_TASK_
Quote word for word the lines below, beginning with the first and ending with the one that has "import plotly.graph_objects as go". Drop the pictures.
───── SOURCE MATERIAL ─────
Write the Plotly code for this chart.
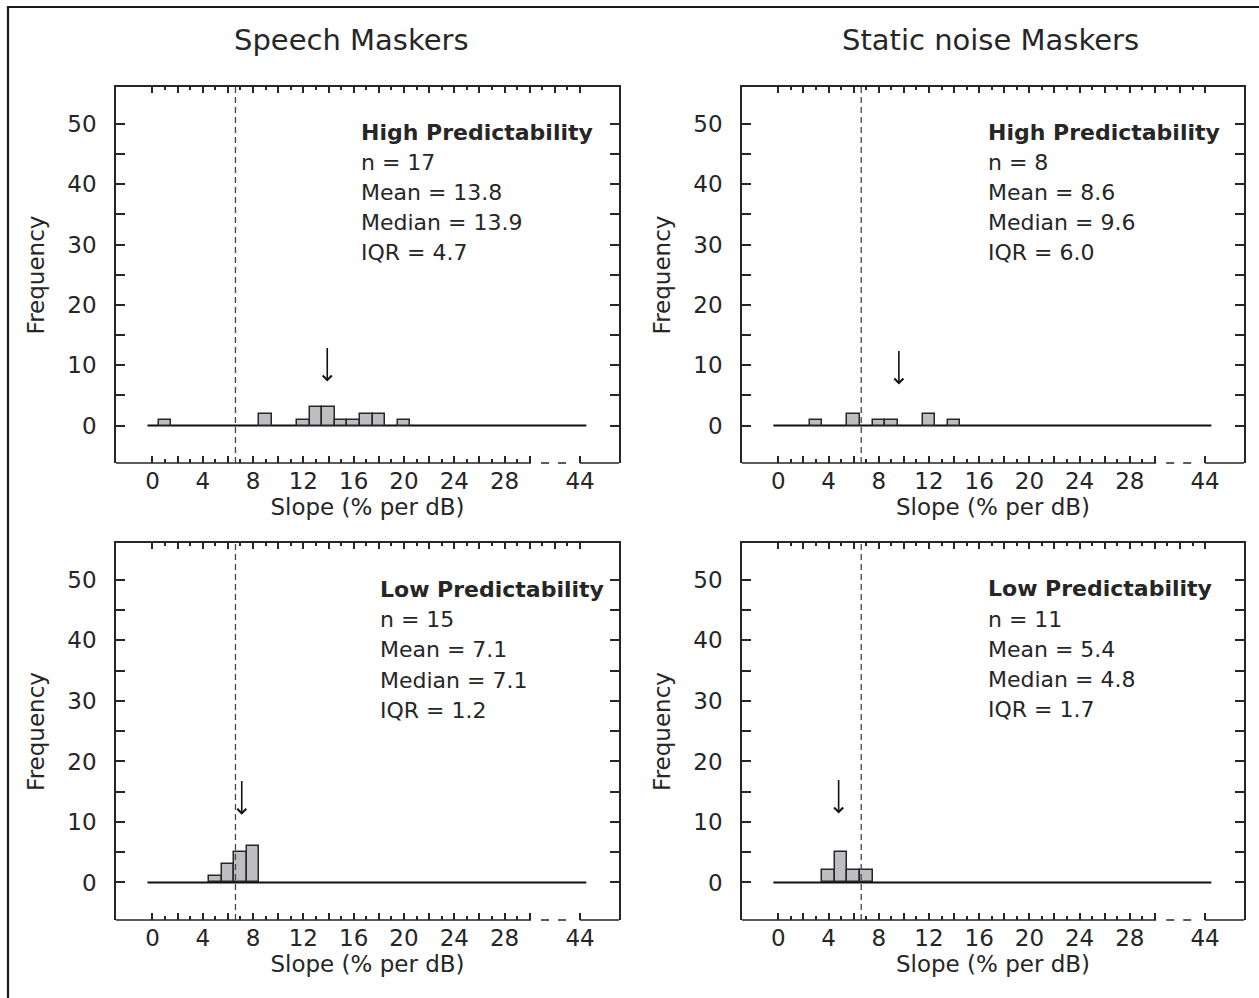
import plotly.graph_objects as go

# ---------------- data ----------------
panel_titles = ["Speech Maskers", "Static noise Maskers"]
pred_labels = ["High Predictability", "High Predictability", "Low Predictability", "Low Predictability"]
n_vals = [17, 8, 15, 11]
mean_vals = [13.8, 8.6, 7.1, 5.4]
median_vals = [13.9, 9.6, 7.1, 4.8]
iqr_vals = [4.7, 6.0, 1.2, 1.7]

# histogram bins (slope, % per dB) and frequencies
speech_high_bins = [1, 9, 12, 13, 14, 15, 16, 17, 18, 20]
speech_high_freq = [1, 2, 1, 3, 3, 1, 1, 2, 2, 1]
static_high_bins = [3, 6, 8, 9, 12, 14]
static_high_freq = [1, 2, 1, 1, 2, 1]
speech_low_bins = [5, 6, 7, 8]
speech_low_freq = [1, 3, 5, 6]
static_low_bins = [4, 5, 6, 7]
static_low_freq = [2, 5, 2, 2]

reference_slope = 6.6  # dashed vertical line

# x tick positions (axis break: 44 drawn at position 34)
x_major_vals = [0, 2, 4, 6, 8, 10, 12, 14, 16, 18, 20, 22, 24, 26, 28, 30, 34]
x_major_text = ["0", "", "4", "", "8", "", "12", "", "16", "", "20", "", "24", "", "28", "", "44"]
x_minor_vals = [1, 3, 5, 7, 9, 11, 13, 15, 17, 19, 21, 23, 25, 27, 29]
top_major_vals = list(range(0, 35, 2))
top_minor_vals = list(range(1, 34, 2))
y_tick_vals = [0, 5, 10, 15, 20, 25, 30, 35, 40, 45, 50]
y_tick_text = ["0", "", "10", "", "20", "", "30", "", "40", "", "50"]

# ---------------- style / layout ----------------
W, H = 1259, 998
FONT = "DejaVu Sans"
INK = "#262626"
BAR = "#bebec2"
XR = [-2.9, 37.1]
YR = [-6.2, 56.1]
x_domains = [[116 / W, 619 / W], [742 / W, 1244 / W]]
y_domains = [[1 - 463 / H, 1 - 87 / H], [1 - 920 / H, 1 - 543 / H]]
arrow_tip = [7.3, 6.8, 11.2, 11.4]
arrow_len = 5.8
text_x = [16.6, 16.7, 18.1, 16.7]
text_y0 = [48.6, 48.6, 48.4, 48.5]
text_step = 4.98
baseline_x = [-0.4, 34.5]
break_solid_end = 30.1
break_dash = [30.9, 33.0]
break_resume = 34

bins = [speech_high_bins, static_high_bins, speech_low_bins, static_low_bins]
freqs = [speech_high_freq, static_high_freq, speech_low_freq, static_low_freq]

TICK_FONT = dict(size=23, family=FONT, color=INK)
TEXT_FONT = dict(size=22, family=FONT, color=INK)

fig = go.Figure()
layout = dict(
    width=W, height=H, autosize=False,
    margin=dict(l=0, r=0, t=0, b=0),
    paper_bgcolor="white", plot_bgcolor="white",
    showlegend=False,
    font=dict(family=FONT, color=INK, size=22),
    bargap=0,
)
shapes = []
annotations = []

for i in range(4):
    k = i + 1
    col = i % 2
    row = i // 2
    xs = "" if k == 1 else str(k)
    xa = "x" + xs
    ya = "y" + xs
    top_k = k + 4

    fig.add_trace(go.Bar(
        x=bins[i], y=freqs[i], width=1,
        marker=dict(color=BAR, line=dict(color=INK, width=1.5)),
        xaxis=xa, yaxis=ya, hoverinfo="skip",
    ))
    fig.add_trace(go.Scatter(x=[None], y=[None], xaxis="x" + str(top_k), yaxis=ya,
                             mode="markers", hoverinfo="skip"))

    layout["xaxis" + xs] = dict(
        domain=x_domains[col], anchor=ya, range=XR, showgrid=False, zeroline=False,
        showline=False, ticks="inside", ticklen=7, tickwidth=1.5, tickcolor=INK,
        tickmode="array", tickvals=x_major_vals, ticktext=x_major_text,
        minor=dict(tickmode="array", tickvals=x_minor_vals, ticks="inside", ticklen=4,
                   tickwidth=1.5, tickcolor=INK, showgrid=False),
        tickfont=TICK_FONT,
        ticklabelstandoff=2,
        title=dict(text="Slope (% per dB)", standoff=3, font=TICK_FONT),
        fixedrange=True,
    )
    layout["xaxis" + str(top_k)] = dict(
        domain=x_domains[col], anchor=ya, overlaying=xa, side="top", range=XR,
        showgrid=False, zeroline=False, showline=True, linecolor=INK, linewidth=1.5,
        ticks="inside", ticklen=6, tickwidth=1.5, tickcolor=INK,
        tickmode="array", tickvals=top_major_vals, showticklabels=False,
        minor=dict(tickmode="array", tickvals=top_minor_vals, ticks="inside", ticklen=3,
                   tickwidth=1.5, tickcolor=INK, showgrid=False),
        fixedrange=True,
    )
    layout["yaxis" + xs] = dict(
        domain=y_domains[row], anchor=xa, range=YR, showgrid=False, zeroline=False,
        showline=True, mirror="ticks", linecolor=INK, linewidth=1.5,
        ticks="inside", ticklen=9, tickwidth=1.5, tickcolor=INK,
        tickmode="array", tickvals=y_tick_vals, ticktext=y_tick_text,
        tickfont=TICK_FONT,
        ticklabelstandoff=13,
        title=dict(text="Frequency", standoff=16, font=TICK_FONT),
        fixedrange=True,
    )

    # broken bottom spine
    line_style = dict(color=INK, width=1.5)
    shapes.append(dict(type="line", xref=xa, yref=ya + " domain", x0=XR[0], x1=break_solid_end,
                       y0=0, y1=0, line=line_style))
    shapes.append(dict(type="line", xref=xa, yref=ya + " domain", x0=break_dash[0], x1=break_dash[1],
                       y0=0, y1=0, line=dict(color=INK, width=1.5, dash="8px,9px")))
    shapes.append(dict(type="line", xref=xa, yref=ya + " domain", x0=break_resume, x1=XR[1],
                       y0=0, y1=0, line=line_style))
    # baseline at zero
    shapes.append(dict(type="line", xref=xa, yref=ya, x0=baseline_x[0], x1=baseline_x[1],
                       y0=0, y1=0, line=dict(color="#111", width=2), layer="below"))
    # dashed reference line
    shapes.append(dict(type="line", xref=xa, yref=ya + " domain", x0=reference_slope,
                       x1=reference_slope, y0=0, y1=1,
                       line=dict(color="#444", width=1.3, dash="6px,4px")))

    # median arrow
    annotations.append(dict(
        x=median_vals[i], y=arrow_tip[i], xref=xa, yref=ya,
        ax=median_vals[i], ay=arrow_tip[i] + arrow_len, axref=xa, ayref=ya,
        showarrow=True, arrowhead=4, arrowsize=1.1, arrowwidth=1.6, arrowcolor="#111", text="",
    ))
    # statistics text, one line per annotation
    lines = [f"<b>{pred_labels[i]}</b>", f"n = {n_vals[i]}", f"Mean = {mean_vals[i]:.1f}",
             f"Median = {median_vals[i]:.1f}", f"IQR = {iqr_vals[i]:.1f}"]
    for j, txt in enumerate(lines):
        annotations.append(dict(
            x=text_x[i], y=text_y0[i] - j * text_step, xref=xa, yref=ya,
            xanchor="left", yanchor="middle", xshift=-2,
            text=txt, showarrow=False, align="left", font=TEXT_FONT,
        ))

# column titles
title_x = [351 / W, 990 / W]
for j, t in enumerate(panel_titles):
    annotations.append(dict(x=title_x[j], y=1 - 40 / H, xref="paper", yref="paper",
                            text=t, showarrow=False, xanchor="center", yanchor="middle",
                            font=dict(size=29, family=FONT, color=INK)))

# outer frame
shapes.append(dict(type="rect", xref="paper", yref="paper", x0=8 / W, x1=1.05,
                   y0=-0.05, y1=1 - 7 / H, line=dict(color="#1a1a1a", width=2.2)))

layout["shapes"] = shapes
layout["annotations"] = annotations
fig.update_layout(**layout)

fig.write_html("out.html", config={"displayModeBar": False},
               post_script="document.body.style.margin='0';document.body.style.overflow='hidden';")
─────
_ANSWER FOR THE TASK_
Write the Plotly code for this chart.
import plotly.graph_objects as go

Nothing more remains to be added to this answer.